My GOD I love television.

Sunday, August 06, 2006

damn, you-know-who!

Diapers, poo, ball gags--all run of the mill fetishes compared to 37-year-old Martin's. Behold, the sender of the creepiest Myspace friend request I have ever received. Confused? Check out the FAQ.

Tuesday, August 01, 2006

signs

I really have no idea why I moved. I had a nice apartment in a cool neighborhood with good roommates and a ten-minute walk to work. Now I live in a dark basement with crazy roommates (more on them to come, I am sure) and a ten-minute walk to the subway that will take me to work. But I think I made the correct decision.

Yesterday morning, before the big move, I received a text from Ellen informing me that the alcoholic homeless man who lives on my stoop was passed out, his pants and the ground smeared with his own feces, with twenty-some flies dining on his poopy ass. "Congratulations on your move to Brooklyn," she said. If that's not a sign from God, I don't know what is.

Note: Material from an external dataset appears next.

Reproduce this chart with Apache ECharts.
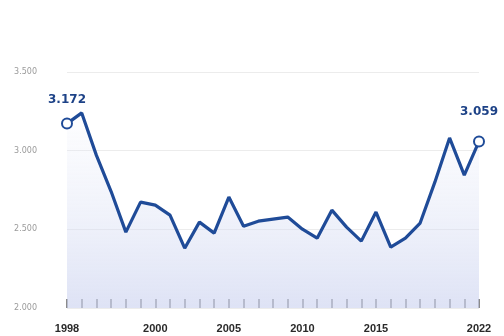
<!DOCTYPE html>
<html>
<head>
<meta charset="utf-8">
<script src="https://cdn.jsdelivr.net/npm/echarts@6/dist/echarts.min.js"></script>
<style>html,body{margin:0;padding:0;background:#fff}#c{width:504px;height:336px}</style>
</head>
<body>
<div id="c"></div>
<script>
const categories = ["1998","1998/2","1998/3","1999","1999/2","1999/3","2000","2001","2002","2003","2004","2005","2006","2007","2008","2009","2010","2011","2012","2013","2014","2015","2016","2017","2018","2019","2020","2021","2022"];
const values = [3.172,3.240,2.970,2.740,2.482,2.673,2.654,2.590,2.380,2.546,2.476,2.705,2.520,2.552,2.565,2.578,2.501,2.444,2.622,2.514,2.425,2.610,2.387,2.444,2.540,2.800,3.081,2.845,3.059];
const tickLabels = ["1998","2000","2005","2010","2015","2022"];
const yTicks = [2.0, 2.5, 3.0, 3.5];
const labeled = [0, values.length - 1];

const chart = echarts.init(document.getElementById('c'));
chart.setOption({
  animation: false,
  grid: { left: 67, right: 25, top: 72, bottom: 28 },
  xAxis: {
    type: 'category',
    data: categories,
    boundaryGap: false,
    axisLine: { show: false },
    axisTick: { show: true, inside: true, length: 9, interval: 0, lineStyle: { color: '#666', width: 1.5 } },
    axisLabel: {
      interval: 0,
      margin: 15,
      color: '#2a2a2a',
      fontSize: 11,
      fontWeight: 'bold',
      fontFamily: 'Liberation Sans',
      formatter: v => tickLabels.includes(v) ? v : ''
    },
    splitLine: { show: false }
  },
  yAxis: {
    type: 'value',
    min: yTicks[0],
    max: yTicks[yTicks.length - 1],
    interval: 0.5,
    axisLine: { show: false },
    axisTick: { show: false },
    axisLabel: {
      margin: 30,
      color: '#9a9a9a',
      fontSize: 8,
      fontFamily: 'DejaVu Sans',
      formatter: v => v.toFixed(3)
    },
    splitLine: { lineStyle: { color: '#ececec', width: 1 } }
  },
  series: [{
    type: 'line',
    data: values.map((v, i) => labeled.includes(i)
      ? { value: v, symbol: 'circle', symbolSize: 10, label: { show: true, distance: i === 0 ? 12 : 18 } }
      : { value: v, symbol: 'none' }),
    showAllSymbol: true,
    lineStyle: { color: '#1f4b98', width: 3.2 },
    itemStyle: { color: '#ffffff', borderColor: '#1f4b98', borderWidth: 2 },
    label: {
      show: false,
      position: 'top',
      color: '#1d4287',
      fontSize: 12,
      fontWeight: 'bold',
      fontFamily: 'DejaVu Sans',
      formatter: p => p.value.toFixed(3)
    },
    areaStyle: {
      color: new echarts.graphic.LinearGradient(0, 0, 0, 1, [
        { offset: 0, color: 'rgba(230,234,248,0.15)' },
        { offset: 1, color: 'rgba(205,212,240,0.95)' }
      ])
    }
  }]
});
</script>
</body>
</html>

What I'm hoping isn't is what happened later on in the day. So I am now in charge of a little black cat named Walter. I am, unequivocally, a Dog Person. But I like this particular feline, and so far his attempts to bite and scratch me have been on the playful side. Anyway, last night, his first in my care, he managed to get himself into the boiler room through a hole four feet off the ground in the padlocked door. I think he was in there meowing for about nine hours, finally emerging on his own volition after several failed rescue attempts. Phew. Anyone know how often you have to feed those things? And what the hell is catnip, exactly?